I’m not exactly a New-Age-crystals-and-incense type. But still, I wondered if there might be something behind the hype. So this morning I set out at dawn for a six-mile walk. My destination? Bell Rock.
Bell Rock is a ubiquitous sight in my temporary home. Sometimes it seems to straddle Hwy. 179. Other times, it looms above the outlet malls, or punctuates the horizon.
But today my interest in Bell Rock was more ethereal: It’s reputed to be home to one of Sedona’s largest vortexes. (Yes, I know the plural should be “vortices.” But in Sedona they prefer a less Latin spelling.)
I arrived at the trailhead to Bell Rock shortly after sunrise. The parking lot was empty.
Judging from the muddy trail, I’d been preceded only by another lone hiker, his dog, and a small bobcat.
Bell Rock is actually a part of the Coconino National Forest, which is managed by the U.S. Forest Service. So I wasn’t surprised to find the first few hundred yards of the trail well groomed and well fenced.
But by the time I reached the base of Bell Rock, the fences had disappeared. I was free to scramble at will—which (I’m told) is the best way to find a vortex.
There are lots of vortex maps, of course. (Micki Baumann’s is one of the best.)
But a map will only get you so close: To find the exact location, you’ll need to rely on your intuition. And you’ll need to find your tree.
Local lore has it that juniper trees near a vortex will exhibit a twisting, swirling growth pattern. The more twisted the juniper, the stronger the vortex. Yet most of the junipers I saw looked, well, normal.

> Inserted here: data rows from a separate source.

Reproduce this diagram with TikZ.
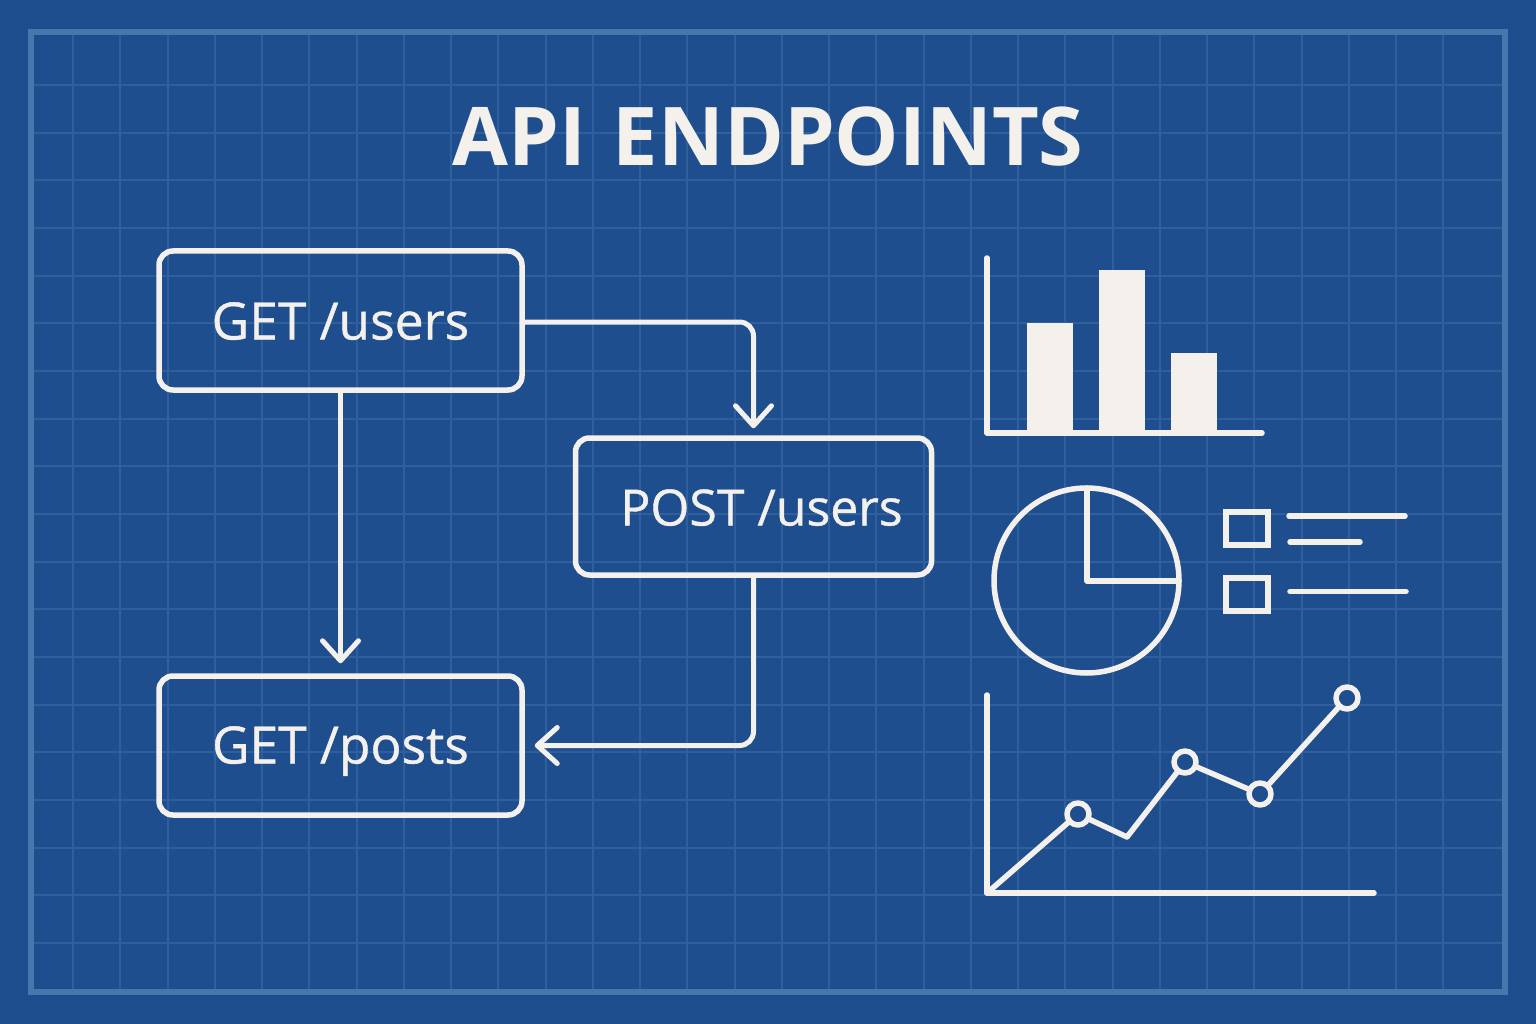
\documentclass[tikz,border=0pt]{standalone}
\usepackage{fontspec}
\setmainfont{Open Sans}
\newfontfamily\labelfont[FakeBold=0.8]{Open Sans}
\usetikzlibrary{arrows.meta}
\definecolor{paper}{HTML}{1F4E8F}
\definecolor{gridline}{HTML}{2F5F9D}
\definecolor{frameline}{HTML}{4A76AE}
\definecolor{chalk}{HTML}{F4F1EC}
\begin{document}
\begin{tikzpicture}[x=1pt,y=-1pt,
        box/.style={draw=chalk,line width=5.5pt,rounded corners=14pt,minimum width=363pt,minimum height=139pt,text=chalk,text height=44pt,text depth=6pt,font=\labelfont\fontsize{51.5}{54}\selectfont},
        link/.style={draw=chalk,line width=5pt,rounded corners=14pt,shorten >=10pt,-{Straight Barb[length=20pt,width=36pt,round]}},
        ink/.style={draw=chalk,line width=5.5pt,line cap=round,line join=round},
        dot/.style={ink,fill=paper}]
        \useasboundingbox (0,0) rectangle (1536,1024);
        \fill[paper] (0,0) rectangle (1536,1024);
        \foreach \k in {0,...,29} \draw[gridline,line width=2pt] (73+47.25*\k,33) -- (73+47.25*\k,990);
        \foreach \k in {0,...,18} \draw[gridline,line width=2pt] (33,85+47.67*\k) -- (1503,85+47.67*\k);
        \draw[frameline,line width=6pt] (31,32) rectangle (1505,991.5);
        \node (title) at (768,137) {\fontsize{81}{90}\selectfont\bfseries\color{chalk}API\hspace{6pt} ENDPOINTS};
        \node[box] (getusers) at (340.5,320.5) {GET /users};
        \node[box,minimum width=356pt,minimum height=137pt,font=\labelfont\fontsize{50}{54}\selectfont] (postusers) at (753.5,506.5) {\hspace{16pt}POST /users};
        \node[box,text height=42pt] (getposts) at (340.5,745.5) {GET /posts};
        \draw[link,shorten >=7pt] ([yshift=-1.5pt]getusers.east) -| (postusers.north);
        \draw[link] (getusers.south) -- (getposts.north);
        \draw[link] (postusers.south) |- (getposts.east);
        % bars
        \draw[ink] (987,258) -- (987,433) -- (1262,433);
        \foreach \x/\t in {1027/323,1099/270,1171/353} \fill[chalk] (\x,\t) rectangle (\x+46,432);
        % pie
        \draw[ink] (1086.5,580.5) circle (92.5);
        \draw[ink] (1087,488) -- (1087,581) -- (1179,581);
        % legend
        \draw[ink,line cap=butt,line join=miter] (1226,512) rectangle (1268,545);
        \draw[ink,line cap=butt,line join=miter] (1226,578) rectangle (1268,611);
        \draw[ink] (1289,516) -- (1405,516);
        \draw[ink] (1290,542) -- (1360,542);
        \draw[ink] (1290,591.5) -- (1406,591.5);
        % line chart
        \draw[ink] (987,695) -- (987,893) -- (1374,893);
        \draw[ink] (987,893) -- (1078,814) -- (1127,837) -- (1185,762) -- (1260,794) -- (1347,698);
        \foreach \x/\y in {1078/814,1185/762,1260/794,1347/698} \draw[dot] (\x,\y) circle (11);
\end{tikzpicture}
\end{document}
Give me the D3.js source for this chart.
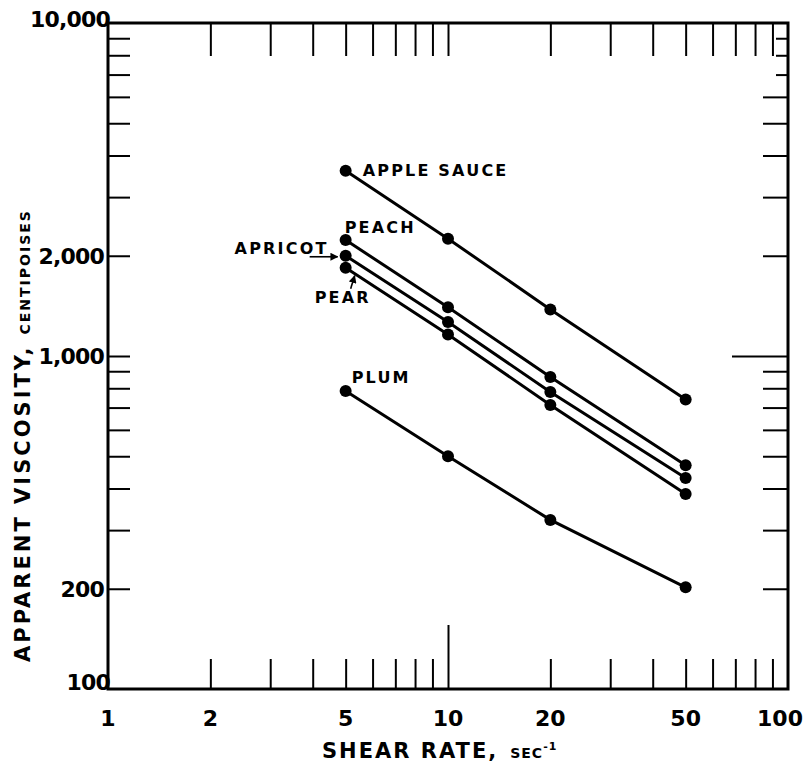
<!DOCTYPE html>
<html>
<head>
<meta charset="utf-8">
<script src="https://cdnjs.cloudflare.com/ajax/libs/d3/7.8.5/d3.min.js"></script>
<style>
  body { margin: 0; background: #fff; }
  text { font-family: "DejaVu Sans", sans-serif; font-weight: bold; fill: #000; }
</style>
</head>
<body>
<div id="graph"></div>
<script>
// shear rates (sec-1) where each sample was measured
var shearRates = [5, 10, 20, 50];

// apparent viscosity, centipoises
var appleSauce = [3600, 2250, 1380, 740];
var peach      = [2230, 1400, 865, 470];
var apricot    = [2000, 1265, 780, 430];
var pear       = [1840, 1160, 713, 385];
var plum       = [785, 500, 322, 202];

var seriesNames = ["APPLE SAUCE", "PEACH", "APRICOT", "PEAR", "PLUM"];
var seriesValues = [appleSauce, peach, apricot, pear, plum];

var xTickLabels = [1, 2, 5, 10, 20, 50, 100];
var yTickLabels = [100, 200, 1000, 2000, 10000];

var width = 809, height = 776;
var margin = { top: 23, right: 21, bottom: 87, left: 108 };

var svg = d3.select("#graph").append("svg")
    .attr("width", width)
    .attr("height", height);

var x = d3.scaleLog().domain([1, 100]).range([margin.left, width - margin.right]);
var y = d3.scaleLog().domain([100, 10000]).range([height - margin.bottom, margin.top]);

var x0 = x.range()[0], x1 = x.range()[1];
var yb = y.range()[0], yt = y.range()[1];

// minor ticks (log 2..9 in every decade), endpoints dropped
var xMinor = x.ticks().filter(function (d) { return d > 1 && d < 100; });
var yMinor = y.ticks().filter(function (d) { return d > 100 && d < 10000; });

function styleAxis(g) {
    g.select(".domain").remove();
    g.selectAll(".tick line").attr("stroke", "#000").attr("stroke-width", 2);
}

// bottom ticks, pointing inward
svg.append("g")
    .attr("transform", "translate(0," + yb + ")")
    .call(d3.axisBottom(x).tickValues(xMinor).tickSize(-30).tickFormat(""))
    .call(styleAxis)
    .selectAll(".tick line")
    .attr("y2", function (d) { return d === 10 ? -64 : -30; });

// top ticks
svg.append("g")
    .attr("transform", "translate(0," + yt + ")")
    .call(d3.axisTop(x).tickValues(xMinor).tickSize(-33).tickFormat(""))
    .call(styleAxis);

// left ticks
svg.append("g")
    .attr("transform", "translate(" + x0 + ",0)")
    .call(d3.axisLeft(y).tickValues(yMinor).tickSize(-22).tickFormat(""))
    .call(styleAxis);

// right ticks
svg.append("g")
    .attr("transform", "translate(" + x1 + ",0)")
    .call(d3.axisRight(y).tickValues(yMinor).tickSize(-25).tickFormat(""))
    .call(styleAxis)
    .selectAll(".tick line")
    .attr("x2", function (d) {
        if (d === 1000) return -56;
        if (d > 6000) return -12;
        if (d < 200) return -15;
        return -25;
    });

// frame
svg.append("rect")
    .attr("x", x0).attr("y", yt)
    .attr("width", x1 - x0).attr("height", yb - yt)
    .attr("fill", "none").attr("stroke", "#000").attr("stroke-width", 3);

// tick labels
var fmt = d3.format(",");
svg.append("g")
    .selectAll("text")
    .data(xTickLabels)
    .enter().append("text")
    .attr("x", function (d) { return d === 100 ? x(d) - 8 : x(d); })
    .attr("y", yb + 37)
    .attr("text-anchor", "middle")
    .attr("font-size", "22px")
    .text(function (d) { return d; });

svg.append("g")
    .selectAll("text")
    .data(yTickLabels)
    .enter().append("text")
    .attr("x", function (d) { return (d === 10000 || d === 100) ? x0 + 2 : x0 - 4; })
    .attr("y", function (d) {
        if (d === 10000) return y(d) + 4;
        if (d === 100) return y(d) + 1;
        return y(d) + 8;
    })
    .attr("text-anchor", "end")
    .attr("font-size", "22px")
    .attr("letter-spacing", "-0.8px")
    .text(function (d) { return fmt(d); });

// series lines and points
var line = d3.line()
    .x(function (d, i) { return x(shearRates[i]); })
    .y(function (d) { return y(d); });

svg.append("g")
    .selectAll("path")
    .data(seriesValues)
    .enter().append("path")
    .attr("d", line)
    .attr("fill", "none")
    .attr("stroke", "#000")
    .attr("stroke-width", 3);

seriesValues.forEach(function (vals) {
    svg.append("g")
        .selectAll("circle")
        .data(vals)
        .enter().append("circle")
        .attr("cx", function (d, i) { return x(shearRates[i]); })
        .attr("cy", function (d) { return y(d); })
        .attr("r", 6)
        .attr("fill", "#000");
});

// series labels, placed relative to the first point of each line
var labelOffsets = [
    { dx: 17, dy: 5, anchor: "start" },
    { dx: -1, dy: -7, anchor: "start" },
    { dx: -17, dy: -2, anchor: "end" },
    { dx: -31, dy: 35, anchor: "start" },
    { dx: 6, dy: -8, anchor: "start" }
];

svg.append("g")
    .selectAll("text")
    .data(seriesNames)
    .enter().append("text")
    .attr("x", function (d, i) { return x(shearRates[0]) + labelOffsets[i].dx; })
    .attr("y", function (d, i) { return y(seriesValues[i][0]) + labelOffsets[i].dy; })
    .attr("text-anchor", function (d, i) { return labelOffsets[i].anchor; })
    .attr("font-size", "16px")
    .attr("letter-spacing", "2.2px")
    .text(function (d) { return d; });

// arrows for APRICOT and PEAR
svg.append("defs").append("marker")
    .attr("id", "arrow")
    .attr("viewBox", "0 0 10 10")
    .attr("refX", 9).attr("refY", 5)
    .attr("markerWidth", 5).attr("markerHeight", 5)
    .attr("orient", "auto")
    .append("path")
    .attr("d", "M0,0L10,5L0,10z")
    .attr("fill", "#000");

var ax = x(shearRates[0]), ayApr = y(apricot[0]), ayPear = y(pear[0]);
svg.append("line")
    .attr("x1", ax - 36).attr("y1", ayApr + 1)
    .attr("x2", ax - 8).attr("y2", ayApr + 1)
    .attr("stroke", "#000").attr("stroke-width", 1.6)
    .attr("marker-end", "url(#arrow)");
svg.append("line")
    .attr("x1", ax + 5).attr("y1", ayPear + 21)
    .attr("x2", ax + 9).attr("y2", ayPear + 8)
    .attr("stroke", "#000").attr("stroke-width", 1.6)
    .attr("marker-end", "url(#arrow)");

// axis titles
svg.append("text")
    .attr("x", 322)
    .attr("y", 758)
    .attr("font-size", "21px")
    .attr("letter-spacing", "2px")
    .text("SHEAR RATE,")
    .append("tspan")
    .attr("dx", 12)
    .attr("font-size", "14px")
    .attr("letter-spacing", "1px")
    .text("SEC")
    .append("tspan")
    .attr("dy", -8)
    .attr("font-size", "11px")
    .text("-1");

svg.append("text")
    .attr("transform", "translate(30,662) rotate(-90)")
    .attr("font-size", "21px")
    .attr("letter-spacing", "3px")
    .text("APPARENT VISCOSITY,")
    .append("tspan")
    .attr("dx", 10)
    .attr("font-size", "14px")
    .attr("letter-spacing", "2px")
    .text("CENTIPOISES");
</script>
</body>
</html>
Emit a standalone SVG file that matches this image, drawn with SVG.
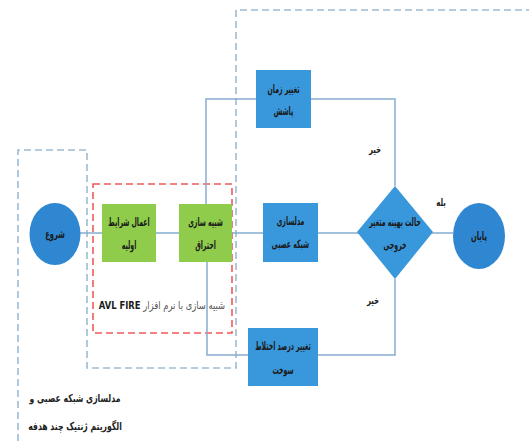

But as I walked along the trail I felt an uncharacteristic urge to scramble up a rocky slope. I followed my instinct and, when I reached a wide ledge, I found my tree.
The tree’s bark looked like it had been swirled in a blender. Its beauty defied the work of even the most gifted bonsai master.
As I traced the bark’s contours with my fingers, I felt a weird sense of calm—and yet I felt energized, too. I couldn’t quite find the words, but I was definitely experiencing something.
I felt a strong connection to the earth, to a force much larger than myself. (I sort of reminded myself of Richard Dreyfus, sculpting his mashed potatoes in Close Encounters of the Third Kind: “This is important. This means something.”)
The scientist in me started asking questions. Was the iron ore in the rocks channeling a subtle electrical current? Had I stumbled upon an electromagnetic field? Or was I feeling something simply because I wanted (or expected) to?
I had no answers, but I wasn’t yet ready to leave.
I’d read that many people leave small memorials at the vortexes. I built two small cairns of my own: The first, to give thanks for my life. The second? To show gratitude for the time I still have left.
Only after I’d created my little memorials did I notice another visitor’s cairn, built before my arrival. What had drawn them to this secluded spot, so far off the beaten path?
I still can’t quite describe what I felt near that tree. I can’t say I’ve become a vortex believer. But I can’t entirely discount my experience, either.
Are the Sedona vortexes real? I guess some things are meant to remain a mystery.